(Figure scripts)
..........
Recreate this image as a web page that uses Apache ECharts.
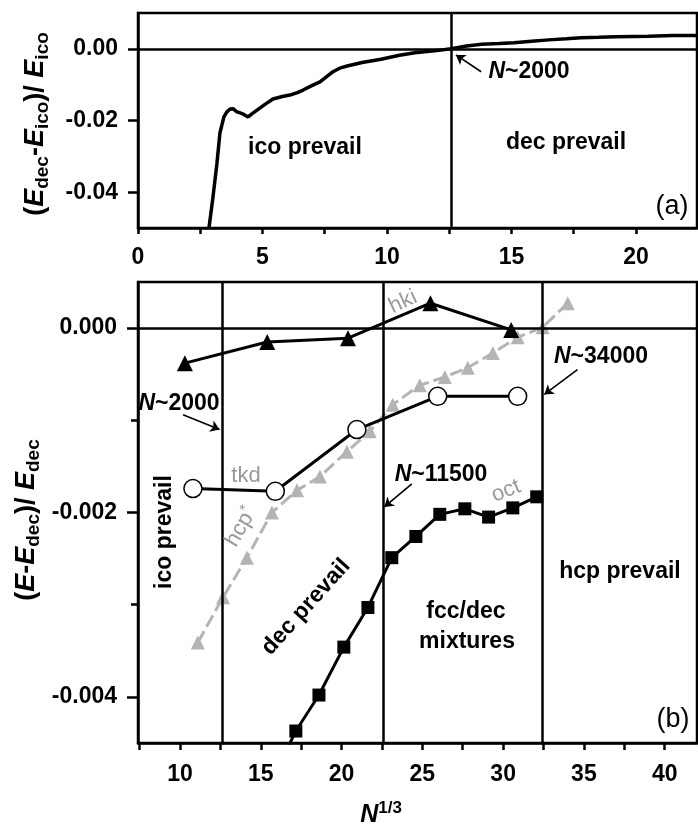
<!DOCTYPE html>
<html><head><meta charset="utf-8">
<script src="https://cdn.jsdelivr.net/npm/echarts@6/dist/echarts.min.js"></script>
<style>html,body{margin:0;padding:0;background:#fff}#c{width:698px;height:825px}</style>
</head><body><div id="c"></div>
<script>
const FONT = 'Liberation Sans';
// ---------- panel (a) ----------
const curveA = [[2.85,-0.050],[3.0,-0.042],[3.17,-0.032],[3.29,-0.0235],[3.45,-0.019],[3.57,-0.0176],[3.7,-0.0168],[3.82,-0.0167],[3.95,-0.0175],[4.1,-0.0179],[4.25,-0.0183],[4.42,-0.019],[4.6,-0.018],[4.78,-0.0171],[5.1,-0.0155],[5.42,-0.014],[5.8,-0.0133],[6.1,-0.0129],[6.4,-0.0122],[6.63,-0.0115],[7.0,-0.0102],[7.31,-0.0092],[7.6,-0.0076],[7.83,-0.0064],[8.1,-0.0054],[8.4,-0.0048],[9.0,-0.0038],[9.76,-0.0029],[10.5,-0.0018],[11.12,-0.0011],[12.0,-0.0005],[12.57,0],[13.2,0.0008],[13.8,0.0013],[14.5,0.0015],[15.1,0.0017],[15.8,0.0021],[16.5,0.0025],[17.2,0.0028],[17.8,0.0031],[18.5,0.0032],[19.2,0.0034],[20.5,0.0035],[21.5,0.0037],[22.45,0.0037]];
const boundaryA = 12.57;
const xLabelsA = [0,5,10,15,20];
const xTicksA = [0,2.5,5,7.5,10,12.5,15,17.5,20];
const yLabelsA = [0,-0.02,-0.04];
// ---------- panel (b) ----------
const hkiData = [[10.3,-0.00038],[15.4,-0.00015],[20.4,-0.00011],[25.5,0.00027],[30.5,-0.00002]];
const tkdData = [[10.8,-0.00174],[15.9,-0.00177],[20.95,-0.0011],[25.95,-0.00074],[30.9,-0.00074]];
const hcpData = [[11.1,-0.00341],[12.66,-0.00292],[14.14,-0.00249],[15.69,-0.0020],[17.24,-0.00176],[18.66,-0.00161],[20.33,-0.00134],[21.75,-0.00112],[23.17,-0.00083],[24.84,-0.00062],[26.39,-0.00053],[27.81,-0.00043],[29.36,-0.00027],[30.9,-0.0001],[32.45,0.00001],[34.0,0.00027]];
const octData = [[15.7,-0.0049],[17.17,-0.00437],[18.6,-0.00398],[20.14,-0.00346],[21.63,-0.00303],[23.11,-0.00249],[24.6,-0.00226],[26.08,-0.00202],[27.63,-0.00196],[29.1,-0.00205],[30.6,-0.00195],[32.08,-0.00183]];
const boundariesB = [12.6, 22.55, 32.4];
const xLabelsB = [10,15,20,25,30,35,40];
const xTicksB = [7.5,10,12.5,15,17.5,20,22.5,25,27.5,30,32.5,35,37.5,40];
const yLabelsB = [0,-0.002,-0.004];
const yMinorB = [-0.001,-0.003];

const chart = echarts.init(document.getElementById('c'), null, {renderer:'canvas'});
const lab = (vals, fmt, margin) => ({customValues: vals, formatter: fmt, margin: margin,
  fontFamily: FONT, fontWeight: 'bold', fontSize: 23, color: '#000'});
const axLine = {show: true, onZero: false, lineStyle: {color: '#000', width: 2.5}};
const tick = (vals, len) => ({show: true, customValues: vals, length: len, lineStyle: {color: '#000', width: 2.5}});

const rich = {
  b: {fontFamily: FONT, fontWeight: 'bold', fontSize: 27, lineHeight: 32, fill: '#000'},
  i: {fontFamily: FONT, fontWeight: 'bold', fontStyle: 'italic', fontSize: 27, lineHeight: 32, fill: '#000'},
  sub: {fontFamily: FONT, fontWeight: 'bold', fontSize: 19, lineHeight: 19, padding: [14,0,0,0], fill: '#000'},
  ni: {fontFamily: FONT, fontWeight: 'bold', fontStyle: 'italic', fontSize: 23, lineHeight: 28, fill: '#000'},
  nb: {fontFamily: FONT, fontWeight: 'bold', fontSize: 23, lineHeight: 28, fill: '#000'},
  xi: {fontFamily: FONT, fontWeight: 'bold', fontStyle: 'italic', fontSize: 25, lineHeight: 30, fill: '#000'},
  sup: {fontFamily: FONT, fontWeight: 'bold', fontSize: 17, lineHeight: 17, padding: [0,0,14,0], fill: '#000'},
  g: {fontFamily: FONT, fontSize: 22, lineHeight: 26, fill: '#999'},
  gsup: {fontFamily: FONT, fontSize: 15, lineHeight: 15, padding: [0,0,11,0], fill: '#999'}
};
function txt(x, y, text, rotDeg) {
  return {type: 'text', x: x, y: y, rotation: (rotDeg||0) * Math.PI / 180, z: 100,
    style: {text: text, rich: rich, align: 'center', verticalAlign: 'middle',
      fontFamily: FONT, fontWeight: 'bold', fontSize: 23, fill: '#000'}};
}
function plain(x, y, text, size, color, rotDeg) {
  return {type: 'text', x: x, y: y, rotation: (rotDeg||0) * Math.PI / 180, z: 100,
    style: {text: text, align: 'center', verticalAlign: 'middle', fontFamily: FONT,
      fontWeight: 'normal', fontSize: size, fill: color}};
}

const vlineStyle = {color: '#000', width: 2.5, type: 'solid'};
const arrowStyle = {color: '#000', width: 1.6, type: 'solid'};
function arrow(a, b) { return [{coord: a, symbol: 'none'}, {coord: b, symbol: 'arrow', symbolSize: 9}]; }

const option = {
  animation: false,
  backgroundColor: '#fff',
  grid: [
    {left: 138, top: 13, right: 1, height: 215, show: true, borderColor: '#000', borderWidth: 2.5, containLabel: false},
    {left: 138, top: 282, right: 1, height: 461, show: true, borderColor: '#000', borderWidth: 2.5, containLabel: false}
  ],
  xAxis: [
    {type: 'value', gridIndex: 0, min: 0, max: 22.45, axisLine: axLine, axisTick: tick(xTicksA, 6),
      axisLabel: lab(xLabelsA, v => String(v), 18), splitLine: {show: false}},
    {type: 'value', gridIndex: 1, min: 7.4, max: 42, axisLine: axLine, axisTick: tick(xTicksB, 7),
      axisLabel: lab(xLabelsB, v => String(v), 20), splitLine: {show: false}}
  ],
  yAxis: [
    {type: 'value', gridIndex: 0, min: -0.05, max: 0.01, position: 'left', axisLine: axLine, axisTick: tick(yLabelsA, 10),
      axisLabel: lab(yLabelsA, v => v.toFixed(2), 20), splitLine: {show: false}},
    {type: 'value', gridIndex: 1, min: -0.0045, max: 0.0005, position: 'left', offset: 0, axisLine: axLine, axisTick: tick(yLabelsB, 11),
      axisLabel: lab(yLabelsB, v => v.toFixed(3), 21), splitLine: {show: false}},
    {type: 'value', gridIndex: 1, min: -0.0045, max: 0.0005, position: 'left', offset: 0, axisLine: {show: false}, axisTick: tick(yMinorB, 7),
      axisLabel: {show: false}, splitLine: {show: false}}
  ],
  series: [
    {type: 'line', xAxisIndex: 0, yAxisIndex: 0, data: curveA, showSymbol: false, symbol: 'none',
      lineStyle: {color: '#000', width: 3.5}, z: 5,
      markLine: {silent: true, symbol: ['none','none'], label: {show: false}, lineStyle: vlineStyle, z: 4,
        data: [{yAxis: 0}, {xAxis: boundaryA},
          arrow([13.78,-0.0064],[12.77,-0.0017]).map(p => Object.assign({lineStyle: arrowStyle}, p))]}},
    {type: 'line', xAxisIndex: 1, yAxisIndex: 1, data: hcpData, symbol: 'triangle', symbolSize: 14, showSymbol: true,
      itemStyle: {color: '#b4b4b4'}, lineStyle: {color: '#b4b4b4', width: 3, type: [13,5]}, z: 3},
    {type: 'line', xAxisIndex: 1, yAxisIndex: 1, data: hkiData, symbol: 'triangle', symbolSize: 16, showSymbol: true,
      itemStyle: {color: '#000'}, lineStyle: {color: '#000', width: 3}, z: 5,
      markLine: {silent: true, symbol: ['none','none'], label: {show: false}, lineStyle: vlineStyle, z: 4,
        data: [{yAxis: 0}].concat(boundariesB.map(v => ({xAxis: v})))}},
    {type: 'line', xAxisIndex: 1, yAxisIndex: 1, data: tkdData, symbol: 'circle', symbolSize: 18, showSymbol: true,
      itemStyle: {color: '#fff', borderColor: '#000', borderWidth: 1.5}, lineStyle: {color: '#000', width: 3}, z: 6},
    {type: 'line', xAxisIndex: 1, yAxisIndex: 1, data: octData, symbol: 'rect', symbolSize: 13, showSymbol: true,
      itemStyle: {color: '#000'}, lineStyle: {color: '#000', width: 3}, z: 6,
      markLine: {silent: true, symbol: ['none','none'], label: {show: false}, lineStyle: arrowStyle, z: 4,
        data: [arrow([10.19,-0.00094],[12.45,-0.00110]), arrow([24.35,-0.00169],[22.65,-0.00194]), arrow([34.6,-0.00045],[32.55,-0.00072])]}}
  ],
  graphic: [
    txt(36, 124, '{b|(}{i|E}{sub|dec}{b|-}{i|E}{sub|ico}{b|)/ }{i|E}{sub|ico}', 90),
    txt(27, 520, '{b|(}{i|E}{b|-}{i|E}{sub|dec}{b|)/ }{i|E}{sub|dec}', 90),
    txt(381, 815, '{xi|N}{sup|1/3}', 0),
    txt(305, 148, 'ico prevail'),
    txt(566, 143, 'dec prevail'),
    txt(529, 72, '{ni|N}{nb|~2000}'),
    plain(672, 207, '(a)', 27, '#000'),
    txt(179, 404, '{ni|N}{nb|~2000}'),
    txt(441, 475, '{ni|N}{nb|~11500}'),
    txt(601, 357, '{ni|N}{nb|~34000}'),
    txt(165, 532, 'ico prevail', 90),
    txt(306, 607, 'dec prevail', 48),
    txt(466, 612, 'fcc/dec'),
    txt(467, 642, 'mixtures'),
    txt(620, 572, 'hcp prevail'),
    plain(673, 720, '(b)', 27, '#000'),
    plain(403, 302, 'hki', 22, '#999', 25),
    plain(246, 476, 'tkd', 22, '#999', 0),
    plain(506, 491, 'oct', 22, '#999', 22),
    txt(241, 527, '{g|hcp}{gsup|*}', 60)
  ]
};
chart.setOption(option);
</script></body></html>
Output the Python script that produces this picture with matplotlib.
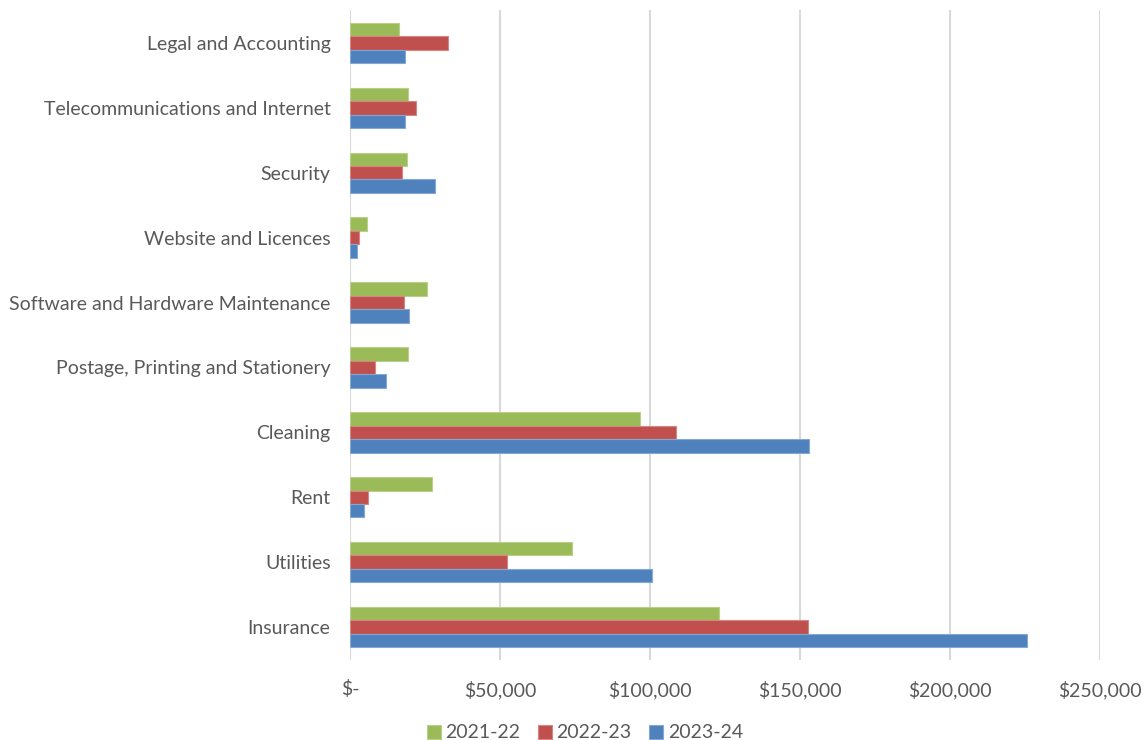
import matplotlib
matplotlib.use("Agg")
from matplotlib import pyplot as plt
import numpy as np

# categories listed bottom to top
categories = ["Insurance", "Utilities", "Rent", "Cleaning",
              "Postage, Printing and Stationery",
              "Software and Hardware Maintenance",
              "Website and Licences", "Security",
              "Telecommunications and Internet", "Legal and Accounting"]

fy2122 = [123000, 74100, 27400, 96800, 19200, 25800, 5700, 18900, 19300, 16300]
fy2223 = [152700, 52400, 6100, 108700, 8300, 18100, 2900, 17400, 22000, 32600]
fy2324 = [225700, 100600, 4800, 152900, 11900, 19800, 2300, 28400, 18300, 18400]

series = ["2021-22", "2022-23", "2023-24"]
colors = ["#9BBB59", "#C0504D", "#4F81BD"]
edges = ["#B9D08A", "#D68583", "#84A7D3"]

plt.rcParams["font.family"] = ["Lato", "DejaVu Sans"]
text_col = "#595959"

fig = plt.figure(figsize=(11.44, 7.4), dpi=100)
ax = fig.add_axes([350 / 1144, 1 - 659.5 / 740, 750 / 1144, 649 / 740])

y = np.arange(len(categories))
h = 0.208
offsets = [h, 0, -h]
for vals, off, c, e, lab in zip([fy2122, fy2223, fy2324], offsets, colors, edges, series):
    ax.barh(y + off, vals, height=h, color=c, edgecolor=e, linewidth=0.8,
            label=lab, zorder=3)

ax.set_xlim(0, 250000)
ax.set_ylim(-0.5, len(categories) - 0.5)
ticks = np.arange(0, 250001, 50000)
ax.set_xticks(ticks)
ax.set_xticklabels(["$-"] + ["${:,}".format(t) for t in ticks[1:]])
ax.set_yticks(y)
ax.set_yticklabels(categories)

ax.grid(axis="x", color="#D9D9D9", linewidth=1.5, zorder=0)
for s in ax.spines.values():
    s.set_visible(False)
ax.tick_params(axis="both", length=0, labelsize=14, labelcolor=text_col)
ax.tick_params(axis="x", pad=15)
ax.tick_params(axis="y", pad=14)

fig.legend(loc="center", bbox_to_anchor=(585 / 1144, 7 / 740), ncol=3,
           frameon=False, fontsize=14, labelcolor=text_col,
           handlelength=0.7, handleheight=0.7, handletextpad=0.25,
           columnspacing=0.9)

fig.savefig("out.png", dpi=100)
..........
▶ [GOAL] Make an exact copy of the lines from the one holding "Output the Python" through the one holding "import numpy as np", end lines included, without the pictures.

▶ [OUTPUT BELOW]
Output the Python script that produces this picture with matplotlib.
import matplotlib
matplotlib.use("Agg")
from matplotlib import pyplot as plt
import numpy as np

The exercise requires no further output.